Who all that's an indictment upon will depend on your point of view.
Some will say McCullum only gets soft runs against second-rate teams and fails when it really matters. Or there's the argument that it's McCullum's team-mates that are the under-achievers for their inability to make game-changing contributions on the days when he doesn't fire.
What can't be forgotten is that McCullum is the most prolific scorer in the history of international Twenty20 cricket and, for the time being at least, his 190 runs remain the highest aggregate of any player at this tournament. Statistics have been known to lie on the odd occasion, but not over a sustained period of time, and his are a darn sight better than anyone else in this Black Caps team.

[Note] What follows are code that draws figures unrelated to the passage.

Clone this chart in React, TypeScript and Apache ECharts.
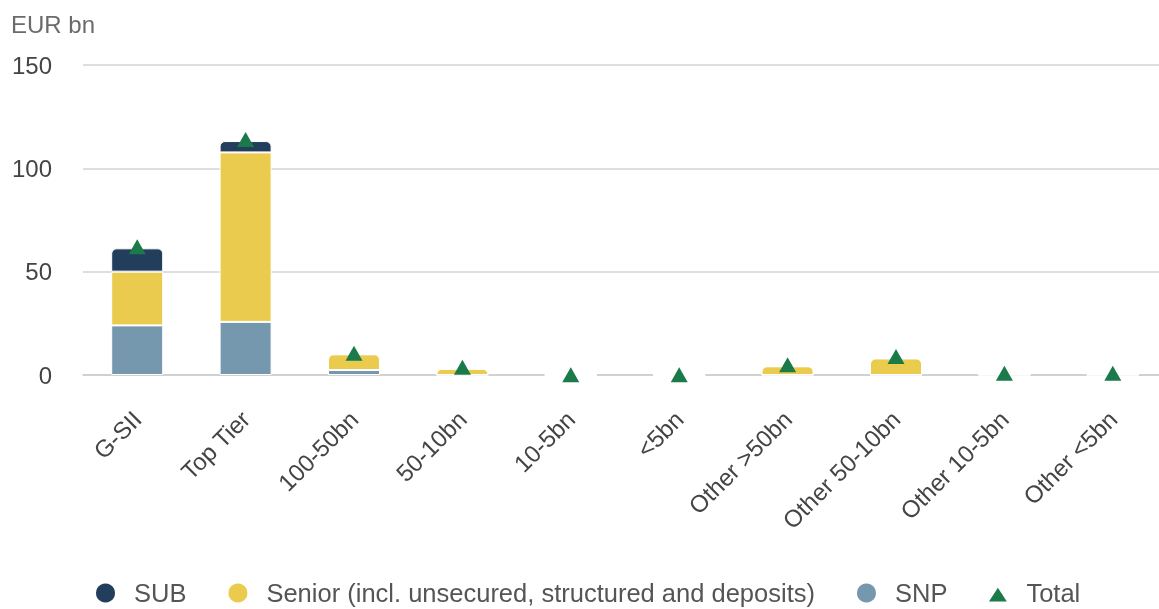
import React, { useEffect, useRef } from "react";
import * as echarts from "echarts";

const categories = ["G-SII", "Top Tier", "100-50bn", "50-10bn", "10-5bn", "<5bn", "Other >50bn", "Other 50-10bn", "Other 10-5bn", "Other <5bn"];
const snp = [24, 25.7, 2.4, 0, 0, 0, 0, 0, 0, 0];
const senior = [26, 82, 7.6, 3, 0, 0, 4.2, 8, 0.4, 0.4];
const sub = [11.3, 5.5, 0, 0, 0, 0, 0, 0, 0, 0];
const total = [62, 114, 10.5, 3.8, 0.1, 0.1, 5, 9, 0.8, 0.8];
const yTicks = [0, 50, 100, 150];

const COLORS = { sub: "#233d5c", senior: "#ebcb4e", snp: "#7598ae", total: "#1b7a4a" };
const FONT = "'Liberation Sans', Arial, sans-serif";

export default function App() {
  const ref = useRef<HTMLDivElement>(null);
  useEffect(() => {
    if (!ref.current) return;
    const chart = echarts.init(ref.current, null, { renderer: "svg" });
    const stackOrder = [snp, senior, sub];
    const topIndex = categories.map((_, i) => {
      let t = -1;
      stackOrder.forEach((arr, k) => { if (arr[i] > 0) t = k; });
      return t;
    });
    const mk = (arr: number[], k: number) =>
      arr.map((v, i) => ({
        value: v,
        itemStyle: { borderRadius: topIndex[i] === k ? [5, 5, 0, 0] : 0 },
      }));
    const barBase = {
      type: "bar" as const,
      stack: "s",
      barWidth: 52,
      itemStyle: { borderColor: "#ffffff", borderWidth: 1 },
    };
    chart.setOption({
      animation: false,
      textStyle: { fontFamily: FONT },
      grid: { left: 83, right: 0, top: 65, bottom: 234, containLabel: false },
      graphic: [
        { type: "text", left: 11, top: 12, style: { text: "EUR bn", fontSize: 24, fill: "#6b6b6b", fontFamily: FONT } },
      ],
      legend: {
        top: 575,
        left: 89,
        itemGap: 40,
        itemWidth: 47,
        itemHeight: 21,
        symbolKeepAspect: true,
        textStyle: { fontSize: 25.5, color: "#555", fontFamily: FONT },
        data: [
          { name: "SUB", icon: "circle" },
          { name: "Senior (incl. unsecured, structured and deposits)", icon: "circle" },
          { name: "SNP", icon: "circle" },
          { name: "Total", icon: "path://M0,0 M20,20 M10,5 L18.5,18 L1.5,18 Z" },
        ],
      },
      xAxis: {
        type: "category",
        data: categories,
        axisTick: { show: false },
        axisLine: { lineStyle: { color: "#cccccc", width: 1.5 } },
        axisLabel: { rotate: 45, margin: 40, fontSize: 24, color: "#444", fontFamily: FONT, interval: 0 },
      },
      yAxis: {
        type: "value",
        min: yTicks[0],
        max: yTicks[yTicks.length - 1],
        interval: 50,
        axisLabel: { fontSize: 24, color: "#444", margin: 31, fontFamily: FONT },
        splitLine: { lineStyle: { color: "#d3d3d3", width: 1.5 } },
      },
      series: [
        { ...barBase, name: "SNP", color: COLORS.snp, data: mk(snp, 0) },
        { ...barBase, name: "Senior (incl. unsecured, structured and deposits)", color: COLORS.senior, data: mk(senior, 1) },
        { ...barBase, name: "SUB", color: COLORS.sub, data: mk(sub, 2) },
        {
          type: "scatter",
          name: "Total",
          color: COLORS.total,
          itemStyle: { opacity: 1 },
          symbol: "triangle",
          symbolSize: [17, 15],
          data: total,
          z: 5,
        },
      ],
    });
    return () => chart.dispose();
  }, []);
  return <div ref={ref} style={{ position: "fixed", left: 0, top: 0, width: 1167, height: 609 }} />;
}
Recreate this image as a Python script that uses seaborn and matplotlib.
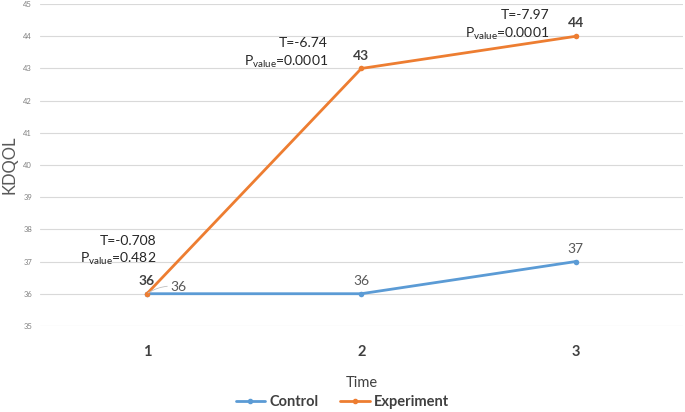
import matplotlib
matplotlib.use("Agg")
import matplotlib.pyplot as plt
import seaborn as sns
import pandas as pd

# Data
time_points = [1, 2, 3]
control = [36, 36, 37]
experiment = [36, 43, 44]
t_values = ["-0.708", "-6.74", "-7.97"]
p_values = ["0.482", "0.0001", "0.0001"]

df = pd.DataFrame({
    "Time": time_points * 2,
    "KDQOL": control + experiment,
    "Group": ["Control"] * 3 + ["Experiment"] * 3,
})

sns.set_theme(style="white")
plt.rcParams["font.family"] = ["Lato", "DejaVu Sans"]
plt.rcParams["mathtext.fontset"] = "custom"
plt.rcParams["mathtext.rm"] = "Lato"

blue = "#5B9BD5"
orange = "#ED7D31"
txt = "#404040"

fig = plt.figure(figsize=(6.85, 4.12), dpi=100)
ax = fig.add_axes([0.058, 0.209, 0.939, 0.781])

sns.lineplot(data=df, x="Time", y="KDQOL", hue="Group",
             palette={"Control": blue, "Experiment": orange},
             marker="o", markersize=4, markeredgewidth=0, linewidth=2,
             ax=ax, legend=False)

ax.set_xlim(0.5, 3.5)
ax.set_ylim(35, 45)
ax.set_yticks(range(35, 46))
ax.set_xticks(time_points)
ax.set_xticklabels([str(t) for t in time_points], fontweight="bold",
                   fontsize=10.5, color=txt)
ax.tick_params(axis="y", labelsize=5.5, labelcolor="#808080", length=0, pad=5.5)
ax.tick_params(axis="x", length=0, pad=14)
ax.grid(axis="y", color="#D9D9D9", linewidth=0.8)
for s in ax.spines.values():
    s.set_visible(False)

ax.set_xlabel("Time", fontsize=10.5, color=txt, labelpad=12)
ax.set_ylabel("KDQOL", fontsize=12, color="#595959")
ax.yaxis.set_label_coords(-0.035, 0.5)

# experiment labels (bold)
for x, y in zip(time_points, experiment):
    ax.annotate(str(y), (x, y), xytext=(0, 5), textcoords="offset points",
                ha="center", va="bottom", fontsize=10, fontweight="bold",
                color=txt)

# control labels
ax.annotate(str(control[0]), (time_points[0], control[0]), xytext=(17, 5),
            textcoords="offset points", ha="left", va="center", fontsize=10,
            color="#595959",
            arrowprops=dict(arrowstyle="-", color="#BFBFBF", lw=0.6,
                            connectionstyle="arc3,rad=0.2", shrinkA=0, shrinkB=1))
for x, y in zip(time_points[1:], control[1:]):
    ax.annotate(str(y), (x, y), xytext=(0, 5), textcoords="offset points",
                ha="center", va="bottom", fontsize=10, color="#595959")

# T / P annotations
t_offsets = [(7, 38), (-24, 18), (-19, 15)]
for x, y, t, p, off in zip(time_points, experiment, t_values, p_values, t_offsets):
    ax.annotate(f"T={t}", (x, y), xytext=off, textcoords="offset points",
                ha="right", va="center", fontsize=10, color="#262626")
    ax.annotate(r"P$_{\mathregular{value}}$=" + p, (x, y),
                xytext=(off[0], off[1] - 13), textcoords="offset points",
                ha="right", va="center", fontsize=10, color="#262626")

handles = [plt.Line2D([], [], color=blue, marker="o", markersize=3, lw=2),
           plt.Line2D([], [], color=orange, marker="o", markersize=3, lw=2)]
leg = fig.legend(handles, ["Control", "Experiment"], loc="center",
                 bbox_to_anchor=(0.5, 0.024), ncol=2, frameon=False,
                 handlelength=2, handletextpad=0.3, columnspacing=1.5,
                 prop={"weight": "bold", "size": 10.5})
for t in leg.get_texts():
    t.set_color(txt)

fig.savefig("out.png", dpi=100)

Without McCullum going big overnight, it was left to James Franklin to make New Zealand's only significant contribution. He demonstrated the kind of skill and ball-striking ability that people have always known he had, but his 33-ball knock of 50 was more of the face-saving, than match-winning, variety.
It helped the Black Caps post 148 for six in their 20 overs, which was always going to be too few. Taylor reckoned 155 was a par score on that Pallekele pitch and the 129 for five the West Indies made afterwards probably endorsed that view.
But then their one world-class player, Chris Gayle, only made two and Sri Lanka chased down the target with nine wickets and 28 balls to spare.
Whatever par was, the Black Caps didn't reach it and deservedly lost, as a result.
Daniel Vettori (one for 20), Kyle Mills (one for 23) and Nathan McCullum (one for 22) did all you could ask with the ball, but the support cast let them down.